Source records —
(begin)
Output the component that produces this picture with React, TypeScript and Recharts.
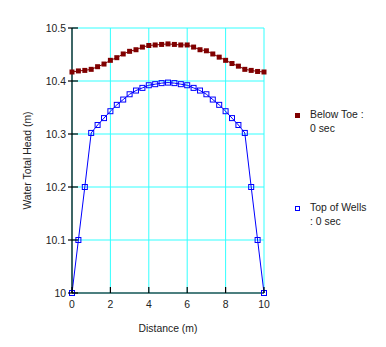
import { LineChart, Line, XAxis, YAxis, CartesianGrid } from "recharts";

// Distance along the section (m)
const distance = [
  0, 0.333, 0.667, 1, 1.333, 1.667, 2, 2.333, 2.667, 3, 3.333, 3.667, 4, 4.333, 4.667, 5,
  5.333, 5.667, 6, 6.333, 6.667, 7, 7.333, 7.667, 8, 8.333, 8.667, 9, 9.333, 9.667, 10,
];

// Water total head (m) below the toe at 0 sec
const belowToe = [
  10.417, 10.419, 10.42, 10.422, 10.427, 10.432, 10.439, 10.444, 10.451, 10.456, 10.459,
  10.464, 10.467, 10.468, 10.469, 10.47, 10.469, 10.468, 10.468, 10.464, 10.459, 10.457,
  10.451, 10.445, 10.439, 10.433, 10.428, 10.422, 10.42, 10.418, 10.417,
];

// Water total head (m) at the top of the wells at 0 sec
const topOfWells = [
  10.0, 10.1, 10.2, 10.302, 10.317, 10.33, 10.343, 10.355, 10.365, 10.375, 10.382, 10.387,
  10.392, 10.394, 10.396, 10.397, 10.396, 10.394, 10.392, 10.387, 10.382, 10.375, 10.365,
  10.355, 10.343, 10.33, 10.317, 10.302, 10.2, 10.1, 10.0,
];

const xTicks = [0, 2, 4, 6, 8, 10];
const yTicks = [10, 10.1, 10.2, 10.3, 10.4, 10.5];

const seriesNames = ["Below Toe :", "Top of Wells"];
const seriesTimes = ["0 sec", ": 0 sec"];

const chartData = distance.map((d, i) => ({
  x: d,
  belowToe: belowToe[i],
  topOfWells: topOfWells[i],
}));

const FONT = "Arial, 'Liberation Sans', sans-serif";
const TEXT = "#222";

const fmt = (v: number) => String(Number(v.toFixed(1)));

function YTick(props: any) {
  const { x, y, payload } = props;
  const axisX = x + 6;
  return (
    <g>
      <line x1={axisX - 4} x2={axisX + 6} y1={y} y2={y} stroke="#000" strokeWidth={1.2} />
      <text x={x} y={y} dy="0.35em" textAnchor="end" fontSize={10.4} fontFamily={FONT} fill={TEXT}>
        {fmt(payload.value)}
      </text>
    </g>
  );
}

function XTick(props: any) {
  const { x, y, payload } = props;
  const axisY = y - 8;
  return (
    <g>
      <line x1={x} x2={x} y1={axisY} y2={axisY - 6} stroke="#000" strokeWidth={1.2} />
      <text x={x} y={y} dy="0.71em" textAnchor="middle" fontSize={10.4} fontFamily={FONT} fill={TEXT}>
        {payload.value}
      </text>
    </g>
  );
}

function FilledSquare(props: any) {
  const { cx, cy } = props;
  if (cx == null || cy == null) return null;
  return <rect x={cx - 2.5} y={cy - 2.5} width={5} height={5} fill="#800000" />;
}

function HollowSquare(props: any) {
  const { cx, cy } = props;
  if (cx == null || cy == null) return null;
  return (
    <rect x={cx - 2.5} y={cy - 2.5} width={5} height={5} fill="none" stroke="#0000ff" strokeWidth={1} />
  );
}

function ChartLegend() {
  const itemStyle = { position: "relative" as const, paddingLeft: 20, lineHeight: "14px" };
  const text = { fontSize: 10.4, fontFamily: FONT, color: TEXT };
  return (
    <div style={{ position: "absolute", left: 290, top: 108, width: 96 }}>
      <div style={itemStyle}>
        <span
          style={{ position: "absolute", left: 5, top: 5, width: 5, height: 5, background: "#800000" }}
        />
        <div style={text}>{seriesNames[0]}</div>
        <div style={text}>{seriesTimes[0]}</div>
      </div>
      <div style={{ ...itemStyle, marginTop: 65 }}>
        <span
          style={{
            position: "absolute",
            left: 5,
            top: 5,
            width: 3,
            height: 3,
            border: "1px solid #0000ff",
          }}
        />
        <div style={text}>{seriesNames[1]}</div>
        <div style={text}>{seriesTimes[1]}</div>
      </div>
    </div>
  );
}

export default function App() {
  return (
    <div style={{ position: "absolute", left: 0, top: 0, width: 386, height: 347, background: "#fff" }}>
      <LineChart
        width={386}
        height={347}
        data={chartData}
        margin={{ top: 28, right: 122, bottom: 0, left: 0 }}
      >
        <CartesianGrid stroke="#33ffff" strokeWidth={1} />
        <XAxis
          dataKey="x"
          type="number"
          domain={[0, 10]}
          ticks={xTicks}
          height={54}
          tickSize={4}
          tickMargin={4}
          tickLine={false}
          axisLine={{ stroke: "#000", strokeWidth: 1.2 }}
          tick={<XTick />}
          label={{
            value: "Distance (m)",
            position: "insideBottom",
            offset: 15,
            fontSize: 10.4,
            fontFamily: FONT,
            fill: TEXT,
          }}
        />
        <YAxis
          type="number"
          domain={[10, 10.5]}
          ticks={yTicks}
          width={72}
          tickSize={4}
          tickMargin={2}
          tickLine={false}
          axisLine={{ stroke: "#000", strokeWidth: 1.2 }}
          tick={<YTick />}
          label={{
            value: "Water Total Head (m)",
            angle: -90,
            position: "insideLeft",
            offset: 27,
            fontSize: 10.4,
            fontFamily: FONT,
            fill: TEXT,
            style: { textAnchor: "middle" },
          }}
        />
        <Line
          dataKey="belowToe"
          name="Below Toe"
          stroke="#800000"
          strokeWidth={1}
          dot={<FilledSquare />}
          activeDot={false}
          isAnimationActive={false}
        />
        <Line
          dataKey="topOfWells"
          name="Top of Wells"
          stroke="#0000ff"
          strokeWidth={1}
          dot={<HollowSquare />}
          activeDot={false}
          isAnimationActive={false}
        />
      </LineChart>
      <ChartLegend />
    </div>
  );
}
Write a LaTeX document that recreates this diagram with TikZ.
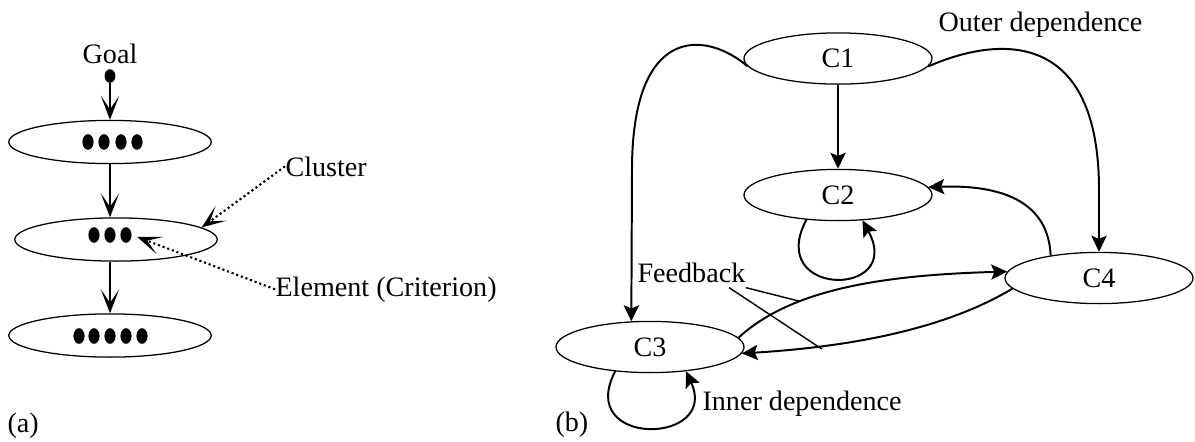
\documentclass[tikz,border=0pt]{standalone}
\usepackage{fontspec}
\setmainfont{Liberation Serif}
\usetikzlibrary{arrows.meta,shapes.geometric}

\begin{document}
\begin{tikzpicture}[
    x=0.0125cm, y=-0.0125cm,
    cluster/.style={draw, ellipse, line width=0.45pt, inner sep=0pt, minimum width=2.53cm, minimum height=0.54cm},
    crit/.style={fill, ellipse, inner sep=0pt, minimum width=1.4mm, minimum height=1.95mm},
    comp/.style={draw, ellipse, line width=0.45pt, inner sep=0pt, minimum width=2.35cm, minimum height=0.64cm},
    lbl/.style={inner sep=0pt, anchor=base west},
    hier/.style={-{Stealth[length=3mm, width=2.3mm, inset=1.7mm]}, line width=0.75pt},
    pointer/.style={hier, densely dotted},
    dep/.style={-{Stealth[length=2mm, width=1.9mm, inset=0.4mm]}, line width=0.7pt},
    note/.style={line width=0.5pt}
  ]
    \useasboundingbox (0,0) rectangle (1195,441);

    \node[lbl, anchor=base] (goal) at (110,63) {Goal};
    \node[crit, minimum width=1.35mm, minimum height=1.7mm] (goaldot) at (110,76) {};
    \node[cluster] (cl1) at (110,142) {};
    \node[cluster] (cl2) at (116,239.5) {};
    \node[cluster] (cl3) at (110,335.5) {};
    \foreach \i/\x in {1/88,2/104,3/121,4/137}
      \node[crit] (e1\i) at (\x,142) {};
    \foreach \i/\x in {1/94,2/110,3/126}
      \node[crit] (e2\i) at (\x,235) {};
    \foreach \i/\x in {1/79,2/94,3/110,4/126,5/142}
      \node[crit] (e3\i) at (\x,336) {};
    \draw[hier] (goaldot) -- (cl1);
    \draw[hier] (cl1.south) -- (cl1.south |- cl2.north);
    \draw[hier] (cl3.north |- cl2.south) -- (cl3.north);

    \node[lbl] (clusterlbl) at (285,176) {Cluster};
    \node[lbl] (elemlbl) at (275,296) {Element (Criterion)};
    \draw[pointer] (clusterlbl.west) -- (cl2.8);
    \draw[pointer, shorten >=0.7mm] (elemlbl.west) -- (e23.east);
    \node[lbl] (pa) at (7,432) {(a)};

    \node[comp] (c1) at (838,58.5) {C1};
    \node[comp] (c2) at (838,195) {C2};
    \node[comp] (c3) at (650,347) {C3};
    \node[comp] (c4) at (1099,278) {C4};
    \draw[dep] (c1) -- (c2);
    \draw[dep] (c1.185) .. controls (705,30) and (632,25) .. (632,170) -- (c3.126);
    \draw[dep] (c1.355) .. controls (1000,35) and (1099,30) .. (1099,190) -- (c4.north);
    \draw[dep] (c4.155) .. controls (1048,195) and (990,185) .. (c2.5);
    \draw[dep] (c3.6) .. controls (790,290) and (880,275) .. (c4.176) coordinate[pos=0.32] (fbup);
    \draw[dep] (c4.187) .. controls (960,320) and (880,345) .. (c3.356) coordinate[pos=0.8] (fbdown);
    \draw[dep] (c2.218) .. controls (765,298) and (905,298) .. (c2.314);
    \draw[dep] (c3.215) .. controls (575,448) and (720,445) .. (c3.326);

    \node[lbl] (outer) at (938,31) {Outer dependence};
    \node[lbl] (inner) at (702,410) {Inner dependence};
    \node[lbl] (fb) at (637,282) {Feedback};
    \draw[note] ([yshift=-0.6mm]fb.south east) -- (fbup);
    \draw[note, shorten >=-0.6mm] ([xshift=-2.1mm, yshift=-0.6mm]fb.south east) -- (fbdown);
    \node[lbl] (pb) at (555,431) {(b)};
  \end{tikzpicture}
\end{document}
(end)
AIM —
Go to the line that contains "Write a LaTeX" and copy from there down to the line that contains "(0,0) rectangle (1195,441);", with both lines included. Pass over the pictures.

ANSWER TO THE TASK —
Write a LaTeX document that recreates this diagram with TikZ.
\documentclass[tikz,border=0pt]{standalone}
\usepackage{fontspec}
\setmainfont{Liberation Serif}
\usetikzlibrary{arrows.meta,shapes.geometric}

\begin{document}
\begin{tikzpicture}[
    x=0.0125cm, y=-0.0125cm,
    cluster/.style={draw, ellipse, line width=0.45pt, inner sep=0pt, minimum width=2.53cm, minimum height=0.54cm},
    crit/.style={fill, ellipse, inner sep=0pt, minimum width=1.4mm, minimum height=1.95mm},
    comp/.style={draw, ellipse, line width=0.45pt, inner sep=0pt, minimum width=2.35cm, minimum height=0.64cm},
    lbl/.style={inner sep=0pt, anchor=base west},
    hier/.style={-{Stealth[length=3mm, width=2.3mm, inset=1.7mm]}, line width=0.75pt},
    pointer/.style={hier, densely dotted},
    dep/.style={-{Stealth[length=2mm, width=1.9mm, inset=0.4mm]}, line width=0.7pt},
    note/.style={line width=0.5pt}
  ]
    \useasboundingbox (0,0) rectangle (1195,441);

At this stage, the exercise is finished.